◆ **SUPPLIED MATERIAL**
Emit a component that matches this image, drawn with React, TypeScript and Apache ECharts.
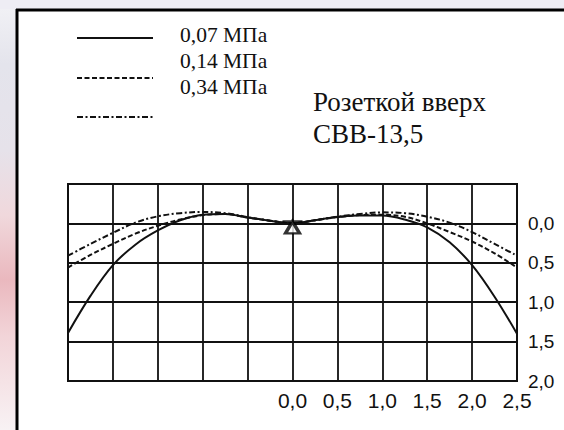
import React, { useEffect, useRef } from "react";
import * as echarts from "echarts";

const xValues = [-2.5, -2.25, -2.0, -1.75, -1.5, -1.25, -1.0, -0.75, -0.5, -0.25, 0, 0.25, 0.5, 0.75, 1.0, 1.25, 1.5, 1.75, 2.0, 2.25, 2.5];
const p007 = [1.39, 0.92, 0.53, 0.27, 0.09, -0.04, -0.11, -0.12, -0.075, -0.035, 0, -0.04, -0.08, -0.1, -0.1, -0.05, 0.05, 0.24, 0.53, 0.93, 1.4];
const p014 = [0.56, 0.4, 0.26, 0.13, 0.03, -0.05, -0.105, -0.12, -0.075, -0.035, 0, -0.04, -0.08, -0.105, -0.11, -0.085, 0.0, 0.11, 0.23, 0.38, 0.56];
const p034 = [0.41, 0.26, 0.12, -0.01, -0.09, -0.13, -0.145, -0.13, -0.08, -0.035, 0, -0.04, -0.085, -0.12, -0.14, -0.13, -0.085, -0.01, 0.11, 0.26, 0.41];
const legendLabels = ["0,07 МПа", "0,14 МПа", "0,34 МПа"];
const titleLines = ["Розеткой вверх", "СВВ-13,5"];
const supportPoint = [[0, 0]];

const fmt = (v: number) => (v < 0 ? "" : v.toFixed(1).replace(".", ","));

export default function App() {
  const ref = useRef<HTMLDivElement>(null);
  useEffect(() => {
    if (!ref.current) return;
    const chart = echarts.init(ref.current, undefined, { renderer: "svg" });
    const pair = (arr: number[]) => xValues.map((x, i) => [x, arr[i]]);
    const dashed = [5, 2.5];
    const dashDot = [6, 2.5, 2, 2.5];
    const sans = "Liberation Sans";
    chart.setOption({
      animation: false,
      backgroundColor: "#ffffff",
      grid: { left: 68, right: 47, top: 184, bottom: 49, show: true, borderColor: "#111", borderWidth: 2 },
      xAxis: {
        type: "value",
        min: -2.5,
        max: 2.5,
        interval: 0.5,
        axisLine: { show: true, onZero: false, lineStyle: { color: "#111", width: 2 } },
        axisTick: { show: false },
        splitLine: { show: true, lineStyle: { color: "#111", width: 1.8 } },
        axisLabel: { formatter: fmt, color: "#111", fontSize: 21, fontFamily: sans, margin: 9, showMinLabel: true, showMaxLabel: true },
      },
      yAxis: {
        type: "value",
        inverse: true,
        position: "right",
        min: -0.5,
        max: 2.0,
        interval: 0.5,
        axisLine: { show: true, onZero: false, lineStyle: { color: "#111", width: 2 } },
        axisTick: { show: false },
        splitLine: { show: true, lineStyle: { color: "#111", width: 1.8 } },
        axisLabel: { formatter: fmt, color: "#111", fontSize: 19, fontFamily: sans, margin: 11, showMinLabel: true, showMaxLabel: true },
      },
      series: [
        { name: legendLabels[0], type: "line", data: pair(p007), smooth: 0.35, symbol: "none", lineStyle: { color: "#111", width: 2 } },
        { name: legendLabels[1], type: "line", data: pair(p014), smooth: 0.35, symbol: "none", lineStyle: { color: "#111", width: 2, type: dashed } },
        { name: legendLabels[2], type: "line", data: pair(p034), smooth: 0.35, symbol: "none", lineStyle: { color: "#111", width: 2, type: dashDot } },
        {
          type: "scatter",
          data: supportPoint,
          symbol: "path://M0,0 L20,0 M10,0 L3,12 L17,12 Z",
          symbolSize: [20, 12],
          symbolOffset: [0, 4],
          itemStyle: { color: "#ffffff", borderColor: "#000", borderWidth: 3 },
          z: 5,
        },
      ],
      graphic: [
        {
          type: "rect",
          silent: true,
          shape: { x: 0, y: 0, width: 16, height: 430 },
          style: {
            fill: new echarts.graphic.LinearGradient(0, 0, 0, 1, [
              { offset: 0, color: "#f2f2f6" },
              { offset: 0.15, color: "#e4e4ec" },
              { offset: 0.35, color: "#e6e2ea" },
              { offset: 0.5, color: "#f0d8dc" },
              { offset: 0.65, color: "#eab8be" },
              { offset: 0.78, color: "#f2d4d8" },
              { offset: 1, color: "#f8f2f4" },
            ]),
          },
        },
        {
          type: "rect",
          silent: true,
          shape: { x: 0, y: 0, width: 564, height: 9 },
          style: { fill: "#eeedf4" },
        },
        { type: "line", silent: true, shape: { x1: 17, y1: 9, x2: 17, y2: 430 }, style: { stroke: "#000", lineWidth: 3 } },
        { type: "line", silent: true, shape: { x1: 16, y1: 10, x2: 564, y2: 10 }, style: { stroke: "#000", lineWidth: 3 } },
        { type: "line", silent: true, shape: { x1: 77, y1: 38, x2: 153, y2: 38 }, style: { stroke: "#111", lineWidth: 2 } },
        { type: "line", silent: true, shape: { x1: 77, y1: 78, x2: 153, y2: 78 }, style: { stroke: "#111", lineWidth: 2, lineDash: dashed } },
        { type: "line", silent: true, shape: { x1: 77, y1: 117, x2: 153, y2: 117 }, style: { stroke: "#111", lineWidth: 2, lineDash: dashDot } },
        ...legendLabels.map((t, i) => ({
          type: "text",
          silent: true,
          style: { text: t, x: 180, y: 35 + i * 25.8, fontSize: 21.5, fontFamily: "Liberation Serif", font: "21.5px 'Liberation Serif', serif", fill: "#111", verticalAlign: "middle", textVerticalAlign: "middle" },
        })),
        ...titleLines.map((t, i) => ({
          type: "text",
          silent: true,
          style: { text: t, x: 313, y: 102 + i * 32, fontSize: 27, fontFamily: "Liberation Serif", font: "27px 'Liberation Serif', serif", fill: "#111", verticalAlign: "middle", textVerticalAlign: "middle" },
        })),
      ],
    });
    return () => chart.dispose();
  }, []);
  return <div ref={ref} style={{ position: "fixed", left: 0, top: 0, width: 564, height: 430 }} />;
}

◆ **REQUIREMENTS**
Drop the images and repeat the data exactly.

◆ **EXERCISE RESULT**
Emit a component that matches this image, drawn with React, TypeScript and Apache ECharts.
import React, { useEffect, useRef } from "react";
import * as echarts from "echarts";

const xValues = [-2.5, -2.25, -2.0, -1.75, -1.5, -1.25, -1.0, -0.75, -0.5, -0.25, 0, 0.25, 0.5, 0.75, 1.0, 1.25, 1.5, 1.75, 2.0, 2.25, 2.5];
const p007 = [1.39, 0.92, 0.53, 0.27, 0.09, -0.04, -0.11, -0.12, -0.075, -0.035, 0, -0.04, -0.08, -0.1, -0.1, -0.05, 0.05, 0.24, 0.53, 0.93, 1.4];
const p014 = [0.56, 0.4, 0.26, 0.13, 0.03, -0.05, -0.105, -0.12, -0.075, -0.035, 0, -0.04, -0.08, -0.105, -0.11, -0.085, 0.0, 0.11, 0.23, 0.38, 0.56];
const p034 = [0.41, 0.26, 0.12, -0.01, -0.09, -0.13, -0.145, -0.13, -0.08, -0.035, 0, -0.04, -0.085, -0.12, -0.14, -0.13, -0.085, -0.01, 0.11, 0.26, 0.41];
const legendLabels = ["0,07 МПа", "0,14 МПа", "0,34 МПа"];
const titleLines = ["Розеткой вверх", "СВВ-13,5"];
const supportPoint = [[0, 0]];

const fmt = (v: number) => (v < 0 ? "" : v.toFixed(1).replace(".", ","));

export default function App() {
  const ref = useRef<HTMLDivElement>(null);
  useEffect(() => {
    if (!ref.current) return;
    const chart = echarts.init(ref.current, undefined, { renderer: "svg" });
    const pair = (arr: number[]) => xValues.map((x, i) => [x, arr[i]]);
    const dashed = [5, 2.5];
    const dashDot = [6, 2.5, 2, 2.5];
    const sans = "Liberation Sans";
    chart.setOption({
      animation: false,
      backgroundColor: "#ffffff",
      grid: { left: 68, right: 47, top: 184, bottom: 49, show: true, borderColor: "#111", borderWidth: 2 },
      xAxis: {
        type: "value",
        min: -2.5,
        max: 2.5,
        interval: 0.5,
        axisLine: { show: true, onZero: false, lineStyle: { color: "#111", width: 2 } },
        axisTick: { show: false },
        splitLine: { show: true, lineStyle: { color: "#111", width: 1.8 } },
        axisLabel: { formatter: fmt, color: "#111", fontSize: 21, fontFamily: sans, margin: 9, showMinLabel: true, showMaxLabel: true },
      },
      yAxis: {
        type: "value",
        inverse: true,
        position: "right",
        min: -0.5,
        max: 2.0,
        interval: 0.5,
        axisLine: { show: true, onZero: false, lineStyle: { color: "#111", width: 2 } },
        axisTick: { show: false },
        splitLine: { show: true, lineStyle: { color: "#111", width: 1.8 } },
        axisLabel: { formatter: fmt, color: "#111", fontSize: 19, fontFamily: sans, margin: 11, showMinLabel: true, showMaxLabel: true },
      },
      series: [
        { name: legendLabels[0], type: "line", data: pair(p007), smooth: 0.35, symbol: "none", lineStyle: { color: "#111", width: 2 } },
        { name: legendLabels[1], type: "line", data: pair(p014), smooth: 0.35, symbol: "none", lineStyle: { color: "#111", width: 2, type: dashed } },
        { name: legendLabels[2], type: "line", data: pair(p034), smooth: 0.35, symbol: "none", lineStyle: { color: "#111", width: 2, type: dashDot } },
        {
          type: "scatter",
          data: supportPoint,
          symbol: "path://M0,0 L20,0 M10,0 L3,12 L17,12 Z",
          symbolSize: [20, 12],
          symbolOffset: [0, 4],
          itemStyle: { color: "#ffffff", borderColor: "#000", borderWidth: 3 },
          z: 5,
        },
      ],
      graphic: [
        {
          type: "rect",
          silent: true,
          shape: { x: 0, y: 0, width: 16, height: 430 },
          style: {
            fill: new echarts.graphic.LinearGradient(0, 0, 0, 1, [
              { offset: 0, color: "#f2f2f6" },
              { offset: 0.15, color: "#e4e4ec" },
              { offset: 0.35, color: "#e6e2ea" },
              { offset: 0.5, color: "#f0d8dc" },
              { offset: 0.65, color: "#eab8be" },
              { offset: 0.78, color: "#f2d4d8" },
              { offset: 1, color: "#f8f2f4" },
            ]),
          },
        },
        {
          type: "rect",
          silent: true,
          shape: { x: 0, y: 0, width: 564, height: 9 },
          style: { fill: "#eeedf4" },
        },
        { type: "line", silent: true, shape: { x1: 17, y1: 9, x2: 17, y2: 430 }, style: { stroke: "#000", lineWidth: 3 } },
        { type: "line", silent: true, shape: { x1: 16, y1: 10, x2: 564, y2: 10 }, style: { stroke: "#000", lineWidth: 3 } },
        { type: "line", silent: true, shape: { x1: 77, y1: 38, x2: 153, y2: 38 }, style: { stroke: "#111", lineWidth: 2 } },
        { type: "line", silent: true, shape: { x1: 77, y1: 78, x2: 153, y2: 78 }, style: { stroke: "#111", lineWidth: 2, lineDash: dashed } },
        { type: "line", silent: true, shape: { x1: 77, y1: 117, x2: 153, y2: 117 }, style: { stroke: "#111", lineWidth: 2, lineDash: dashDot } },
        ...legendLabels.map((t, i) => ({
          type: "text",
          silent: true,
          style: { text: t, x: 180, y: 35 + i * 25.8, fontSize: 21.5, fontFamily: "Liberation Serif", font: "21.5px 'Liberation Serif', serif", fill: "#111", verticalAlign: "middle", textVerticalAlign: "middle" },
        })),
        ...titleLines.map((t, i) => ({
          type: "text",
          silent: true,
          style: { text: t, x: 313, y: 102 + i * 32, fontSize: 27, fontFamily: "Liberation Serif", font: "27px 'Liberation Serif', serif", fill: "#111", verticalAlign: "middle", textVerticalAlign: "middle" },
        })),
      ],
    });
    return () => chart.dispose();
  }, []);
  return <div ref={ref} style={{ position: "fixed", left: 0, top: 0, width: 564, height: 430 }} />;
}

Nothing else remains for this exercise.